Using this data, the neural network was able to make an estimation about what kind of faces people were thinking of, and the computer-generated images were evaluated by the participants. The results demonstrated that the images almost perfectly matched what they were focusing on, and the accuracy rate of the experiment was 83%.
Tuukka Ruotsalo is an Academy of Finland Research Fellow at the University of Helsinki, Finland, as well as an Associate Professor at the University of Copenhagen, Denmark.
“The technique combines natural human responses with the computer’s ability to create new information. In the experiment, the participants were only asked to look at the computer-generated images. The computer, in turn, modelled the images displayed and the human reaction toward the images by using human brain responses. From this, the computer can create an entirely new image that matches the user’s intention,” says Ruotsalo.
Other Potential Benefits
Besides generating images of the human face, this new study demonstrated how computers could augment human creativity.

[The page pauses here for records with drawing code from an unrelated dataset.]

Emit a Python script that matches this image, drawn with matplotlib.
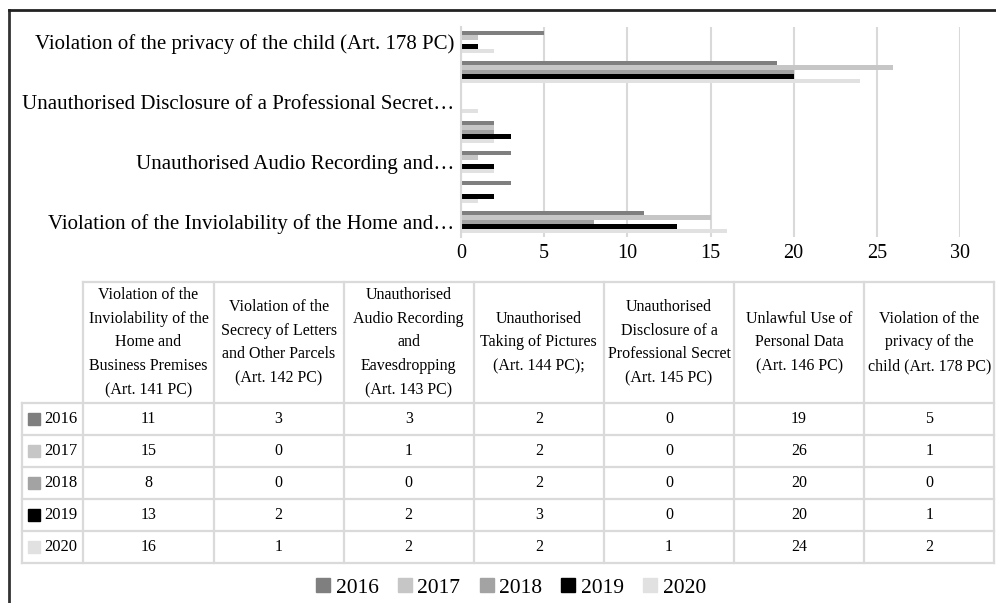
import numpy as np
import matplotlib.pyplot as plt
from matplotlib.patches import Patch
from matplotlib.lines import Line2D

plt.rcParams['font.family'] = ['Liberation Serif', 'DejaVu Serif']

years = ["2016", "2017", "2018", "2019", "2020"]
colors = ["#7f7f7f", "#c6c6c6", "#a3a3a3", "#000000", "#e1e1e1"]

offences = [
    "Violation of the\nInviolability of the\nHome and\nBusiness Premises\n(Art. 141 PC)",
    "Violation of the\nSecrecy of Letters\nand Other Parcels\n(Art. 142 PC)",
    "Unauthorised\nAudio Recording\nand\nEavesdropping\n(Art. 143 PC)",
    "Unauthorised\nTaking of Pictures\n(Art. 144 PC);",
    "Unauthorised\nDisclosure of a\nProfessional Secret\n(Art. 145 PC)",
    "Unlawful Use of\nPersonal Data\n(Art. 146 PC)",
    "Violation of the\nprivacy of the\nchild (Art. 178 PC)",
]

# shortened names on the bar axis, only every second one is shown
axis_labels = [
    "Violation of the Inviolability of the Home and…",
    "",
    "Unauthorised Audio Recording and…",
    "",
    "Unauthorised Disclosure of a Professional Secret…",
    "",
    "Violation of the privacy of the child (Art. 178 PC)",
]

c2016 = [11, 3, 3, 2, 0, 19, 5]
c2017 = [15, 0, 1, 2, 0, 26, 1]
c2018 = [8, 0, 0, 2, 0, 20, 0]
c2019 = [13, 2, 2, 3, 0, 20, 1]
c2020 = [16, 1, 2, 2, 1, 24, 2]
counts = [c2016, c2017, c2018, c2019, c2020]

W, H = 996, 603
fig = plt.figure(figsize=(W / 100, H / 100), dpi=100)

# --- bar chart ---
ax = fig.add_axes([461 / W, 1 - 237 / H, (960 - 461) / W, (237 - 27) / H])
pos = np.arange(len(offences))
bh = 0.145
for k, (yr, vals) in enumerate(zip(years, counts)):
    ax.barh(pos + (2 - k) * bh, vals, height=bh, color=colors[k], label=yr)

ax.set_xlim(0, 30)
ax.set_ylim(-0.5, 6.5)
ax.set_xticks(range(0, 31, 5))
ax.set_yticks(pos)
ax.set_yticklabels(axis_labels)
ax.tick_params(axis='x', length=0, pad=5, labelsize=14.5)
ax.tick_params(axis='y', length=0, pad=5, labelsize=15)
ax.grid(axis='x', color='#d9d9d9', lw=1.5)
ax.set_axisbelow(True)
for s in ['top', 'right', 'bottom']:
    ax.spines[s].set_visible(False)
ax.spines['left'].set_color('#d9d9d9')
ax.spines['left'].set_linewidth(1.5)

# --- data table ---
tax = fig.add_axes([21.7 / W, 1 - 563.3 / H, (994.3 - 21.7) / W, (563.3 - 281.7) / H])
rh = 0.474    # width of the row header column, in column units
hdr = 3.8     # height of the header row, in data-row units
nrow = len(years)
ncol = len(offences)
tax.set_xlim(-rh, ncol)
tax.set_ylim(hdr + nrow, 0)
tax.axis('off')

grid = dict(color='#dadada', lw=1.6, clip_on=False, solid_capstyle='projecting')
for j in range(ncol + 1):
    tax.plot([j, j], [0, hdr + nrow], **grid)
tax.plot([-rh, -rh], [hdr, hdr + nrow], **grid)
tax.plot([0, ncol], [0, 0], **grid)
for r in range(nrow + 1):
    tax.plot([-rh, ncol], [hdr + r, hdr + r], **grid)

for j, name in enumerate(offences):
    tax.text(j + 0.5, hdr / 2, name, ha='center', va='center',
             multialignment='center', fontsize=11.5, linespacing=1.65)

for r, (yr, vals) in enumerate(zip(years, counts)):
    yc = hdr + r + 0.5
    tax.plot(-rh + 12.3 / 130, yc, marker='s', ms=8.5, color=colors[r],
             mec=colors[r], clip_on=False)
    tax.text(-rh + 22.3 / 130, yc, yr, ha='left', va='center', fontsize=12)
    for j, v in enumerate(vals):
        tax.text(j + 0.5, yc, str(v), ha='center', va='center', fontsize=11.5)

# --- legend ---
handles = [Patch(facecolor=c, edgecolor=c) for c in colors]
fig.legend(handles, years, ncol=5, loc='center', bbox_to_anchor=(511 / W, 1 - 588 / H),
           frameon=False, fontsize=15.5, handlelength=0.65, handleheight=0.65,
           handletextpad=0.25, columnspacing=0.9)

# chart frame
fig.add_artist(Line2D([8.5 / W, 8.5 / W], [0, 1 - 9.5 / H], color='#333333', lw=2,
                      transform=fig.transFigure))
fig.add_artist(Line2D([8.5 / W, 1], [1 - 9.5 / H, 1 - 9.5 / H], color='#222222', lw=2,
                      transform=fig.transFigure))

fig.savefig("out.png", dpi=100)
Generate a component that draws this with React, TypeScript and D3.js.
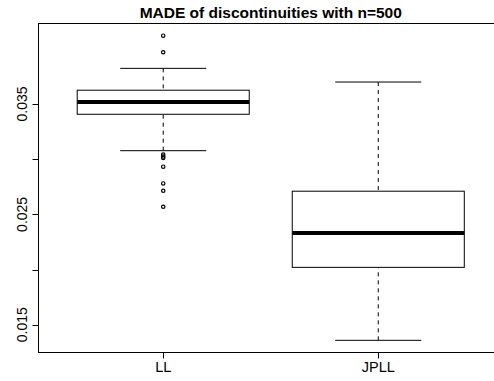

“If you want to draw or illustrate something but are unable to do so, the computer may help you to achieve your goal. It could just observe the focus of attention and predict what you would like to create,” Ruotsalo says. However, the researchers believe that the technique may be used to gain understanding of perception and the underlying processes in our mind.
“The technique does not recognise thoughts but rather responds to the associations we have with mental categories. Thus, while we are not able to find out the identity of a specific ‘old person’ a participant was thinking of, we may gain an understanding of what they associate with old age. We, therefore, believe it may provide a new way of gaining insight into social, cognitive and emotional processes,” says Senior Researcher Michiel Spapé.
Spapé also believes that these results could be used within psychology.
“One person’s idea of an elderly person may be very different from another’s. We are currently uncovering whether our technique might expose unconscious associations, for example by looking if the computer always renders old people as, say, smiling men.”